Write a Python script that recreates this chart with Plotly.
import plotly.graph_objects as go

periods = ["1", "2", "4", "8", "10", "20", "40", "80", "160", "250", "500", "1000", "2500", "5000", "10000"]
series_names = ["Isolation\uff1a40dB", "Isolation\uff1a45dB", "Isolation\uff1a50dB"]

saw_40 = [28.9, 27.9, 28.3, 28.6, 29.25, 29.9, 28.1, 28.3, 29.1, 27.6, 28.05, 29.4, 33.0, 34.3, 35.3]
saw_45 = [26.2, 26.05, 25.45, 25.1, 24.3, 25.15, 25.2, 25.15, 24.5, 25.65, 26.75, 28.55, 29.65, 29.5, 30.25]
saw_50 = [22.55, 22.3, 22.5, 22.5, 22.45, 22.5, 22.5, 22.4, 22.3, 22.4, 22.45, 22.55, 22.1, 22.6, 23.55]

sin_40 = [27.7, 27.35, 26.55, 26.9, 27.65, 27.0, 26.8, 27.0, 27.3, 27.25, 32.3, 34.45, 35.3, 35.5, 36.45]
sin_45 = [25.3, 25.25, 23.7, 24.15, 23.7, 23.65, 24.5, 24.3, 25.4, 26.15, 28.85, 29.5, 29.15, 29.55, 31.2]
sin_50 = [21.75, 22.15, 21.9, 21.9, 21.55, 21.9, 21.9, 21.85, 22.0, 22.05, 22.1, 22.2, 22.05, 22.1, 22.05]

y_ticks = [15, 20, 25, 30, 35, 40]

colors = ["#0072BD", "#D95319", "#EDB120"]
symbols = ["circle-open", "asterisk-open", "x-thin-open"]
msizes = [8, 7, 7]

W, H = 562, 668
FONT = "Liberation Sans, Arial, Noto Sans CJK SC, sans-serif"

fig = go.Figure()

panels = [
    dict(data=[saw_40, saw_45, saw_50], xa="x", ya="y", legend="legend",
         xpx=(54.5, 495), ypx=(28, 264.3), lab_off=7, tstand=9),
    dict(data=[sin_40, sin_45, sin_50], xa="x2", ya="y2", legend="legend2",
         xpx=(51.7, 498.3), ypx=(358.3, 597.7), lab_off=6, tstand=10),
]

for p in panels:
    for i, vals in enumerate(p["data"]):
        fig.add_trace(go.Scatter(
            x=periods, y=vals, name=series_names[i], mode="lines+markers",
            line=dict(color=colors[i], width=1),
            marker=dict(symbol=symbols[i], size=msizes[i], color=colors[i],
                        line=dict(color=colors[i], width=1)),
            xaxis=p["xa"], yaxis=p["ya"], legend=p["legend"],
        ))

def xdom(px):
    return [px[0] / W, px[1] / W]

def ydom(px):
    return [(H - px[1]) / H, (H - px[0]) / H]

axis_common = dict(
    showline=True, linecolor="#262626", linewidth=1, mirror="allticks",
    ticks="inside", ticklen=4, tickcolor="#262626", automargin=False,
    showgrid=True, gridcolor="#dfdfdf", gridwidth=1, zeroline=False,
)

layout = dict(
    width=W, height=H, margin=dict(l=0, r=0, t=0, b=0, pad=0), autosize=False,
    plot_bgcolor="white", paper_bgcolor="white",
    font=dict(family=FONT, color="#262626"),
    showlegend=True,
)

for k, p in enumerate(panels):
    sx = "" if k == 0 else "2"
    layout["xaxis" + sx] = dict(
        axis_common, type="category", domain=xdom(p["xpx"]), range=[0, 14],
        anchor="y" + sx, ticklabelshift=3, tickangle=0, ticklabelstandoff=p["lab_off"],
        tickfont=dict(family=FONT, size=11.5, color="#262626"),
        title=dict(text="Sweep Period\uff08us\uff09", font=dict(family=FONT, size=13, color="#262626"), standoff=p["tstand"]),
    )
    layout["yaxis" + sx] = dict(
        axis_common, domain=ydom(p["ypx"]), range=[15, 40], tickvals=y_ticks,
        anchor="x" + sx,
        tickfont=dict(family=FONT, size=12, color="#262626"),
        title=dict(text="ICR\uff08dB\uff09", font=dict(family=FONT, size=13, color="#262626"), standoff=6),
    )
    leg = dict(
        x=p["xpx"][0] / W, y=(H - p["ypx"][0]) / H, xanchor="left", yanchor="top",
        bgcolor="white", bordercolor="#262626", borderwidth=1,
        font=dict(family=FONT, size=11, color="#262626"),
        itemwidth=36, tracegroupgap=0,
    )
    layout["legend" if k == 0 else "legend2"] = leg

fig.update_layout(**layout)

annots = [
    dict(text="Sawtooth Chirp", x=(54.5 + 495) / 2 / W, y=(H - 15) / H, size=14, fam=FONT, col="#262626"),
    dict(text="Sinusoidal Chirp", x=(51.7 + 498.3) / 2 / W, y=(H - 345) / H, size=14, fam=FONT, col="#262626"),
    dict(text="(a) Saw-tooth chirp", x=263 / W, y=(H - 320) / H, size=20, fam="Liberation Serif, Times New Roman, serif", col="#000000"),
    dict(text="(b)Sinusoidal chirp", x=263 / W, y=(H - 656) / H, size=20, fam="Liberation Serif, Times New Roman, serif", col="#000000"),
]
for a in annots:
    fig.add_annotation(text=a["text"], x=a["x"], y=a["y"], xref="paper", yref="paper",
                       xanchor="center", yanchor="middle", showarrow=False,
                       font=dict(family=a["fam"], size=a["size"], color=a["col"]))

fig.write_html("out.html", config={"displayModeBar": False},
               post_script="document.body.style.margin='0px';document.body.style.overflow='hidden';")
══════════════════════════════
* _Objective_:
Repeat the material above in full, keeping every word.

* _Exercise result_:
Write a Python script that recreates this chart with Plotly.
import plotly.graph_objects as go

periods = ["1", "2", "4", "8", "10", "20", "40", "80", "160", "250", "500", "1000", "2500", "5000", "10000"]
series_names = ["Isolation\uff1a40dB", "Isolation\uff1a45dB", "Isolation\uff1a50dB"]

saw_40 = [28.9, 27.9, 28.3, 28.6, 29.25, 29.9, 28.1, 28.3, 29.1, 27.6, 28.05, 29.4, 33.0, 34.3, 35.3]
saw_45 = [26.2, 26.05, 25.45, 25.1, 24.3, 25.15, 25.2, 25.15, 24.5, 25.65, 26.75, 28.55, 29.65, 29.5, 30.25]
saw_50 = [22.55, 22.3, 22.5, 22.5, 22.45, 22.5, 22.5, 22.4, 22.3, 22.4, 22.45, 22.55, 22.1, 22.6, 23.55]

sin_40 = [27.7, 27.35, 26.55, 26.9, 27.65, 27.0, 26.8, 27.0, 27.3, 27.25, 32.3, 34.45, 35.3, 35.5, 36.45]
sin_45 = [25.3, 25.25, 23.7, 24.15, 23.7, 23.65, 24.5, 24.3, 25.4, 26.15, 28.85, 29.5, 29.15, 29.55, 31.2]
sin_50 = [21.75, 22.15, 21.9, 21.9, 21.55, 21.9, 21.9, 21.85, 22.0, 22.05, 22.1, 22.2, 22.05, 22.1, 22.05]

y_ticks = [15, 20, 25, 30, 35, 40]

colors = ["#0072BD", "#D95319", "#EDB120"]
symbols = ["circle-open", "asterisk-open", "x-thin-open"]
msizes = [8, 7, 7]

W, H = 562, 668
FONT = "Liberation Sans, Arial, Noto Sans CJK SC, sans-serif"

fig = go.Figure()

panels = [
    dict(data=[saw_40, saw_45, saw_50], xa="x", ya="y", legend="legend",
         xpx=(54.5, 495), ypx=(28, 264.3), lab_off=7, tstand=9),
    dict(data=[sin_40, sin_45, sin_50], xa="x2", ya="y2", legend="legend2",
         xpx=(51.7, 498.3), ypx=(358.3, 597.7), lab_off=6, tstand=10),
]

for p in panels:
    for i, vals in enumerate(p["data"]):
        fig.add_trace(go.Scatter(
            x=periods, y=vals, name=series_names[i], mode="lines+markers",
            line=dict(color=colors[i], width=1),
            marker=dict(symbol=symbols[i], size=msizes[i], color=colors[i],
                        line=dict(color=colors[i], width=1)),
            xaxis=p["xa"], yaxis=p["ya"], legend=p["legend"],
        ))

def xdom(px):
    return [px[0] / W, px[1] / W]

def ydom(px):
    return [(H - px[1]) / H, (H - px[0]) / H]

axis_common = dict(
    showline=True, linecolor="#262626", linewidth=1, mirror="allticks",
    ticks="inside", ticklen=4, tickcolor="#262626", automargin=False,
    showgrid=True, gridcolor="#dfdfdf", gridwidth=1, zeroline=False,
)

layout = dict(
    width=W, height=H, margin=dict(l=0, r=0, t=0, b=0, pad=0), autosize=False,
    plot_bgcolor="white", paper_bgcolor="white",
    font=dict(family=FONT, color="#262626"),
    showlegend=True,
)

for k, p in enumerate(panels):
    sx = "" if k == 0 else "2"
    layout["xaxis" + sx] = dict(
        axis_common, type="category", domain=xdom(p["xpx"]), range=[0, 14],
        anchor="y" + sx, ticklabelshift=3, tickangle=0, ticklabelstandoff=p["lab_off"],
        tickfont=dict(family=FONT, size=11.5, color="#262626"),
        title=dict(text="Sweep Period\uff08us\uff09", font=dict(family=FONT, size=13, color="#262626"), standoff=p["tstand"]),
    )
    layout["yaxis" + sx] = dict(
        axis_common, domain=ydom(p["ypx"]), range=[15, 40], tickvals=y_ticks,
        anchor="x" + sx,
        tickfont=dict(family=FONT, size=12, color="#262626"),
        title=dict(text="ICR\uff08dB\uff09", font=dict(family=FONT, size=13, color="#262626"), standoff=6),
    )
    leg = dict(
        x=p["xpx"][0] / W, y=(H - p["ypx"][0]) / H, xanchor="left", yanchor="top",
        bgcolor="white", bordercolor="#262626", borderwidth=1,
        font=dict(family=FONT, size=11, color="#262626"),
        itemwidth=36, tracegroupgap=0,
    )
    layout["legend" if k == 0 else "legend2"] = leg

fig.update_layout(**layout)

annots = [
    dict(text="Sawtooth Chirp", x=(54.5 + 495) / 2 / W, y=(H - 15) / H, size=14, fam=FONT, col="#262626"),
    dict(text="Sinusoidal Chirp", x=(51.7 + 498.3) / 2 / W, y=(H - 345) / H, size=14, fam=FONT, col="#262626"),
    dict(text="(a) Saw-tooth chirp", x=263 / W, y=(H - 320) / H, size=20, fam="Liberation Serif, Times New Roman, serif", col="#000000"),
    dict(text="(b)Sinusoidal chirp", x=263 / W, y=(H - 656) / H, size=20, fam="Liberation Serif, Times New Roman, serif", col="#000000"),
]
for a in annots:
    fig.add_annotation(text=a["text"], x=a["x"], y=a["y"], xref="paper", yref="paper",
                       xanchor="center", yanchor="middle", showarrow=False,
                       font=dict(family=a["fam"], size=a["size"], color=a["col"]))

fig.write_html("out.html", config={"displayModeBar": False},
               post_script="document.body.style.margin='0px';document.body.style.overflow='hidden';")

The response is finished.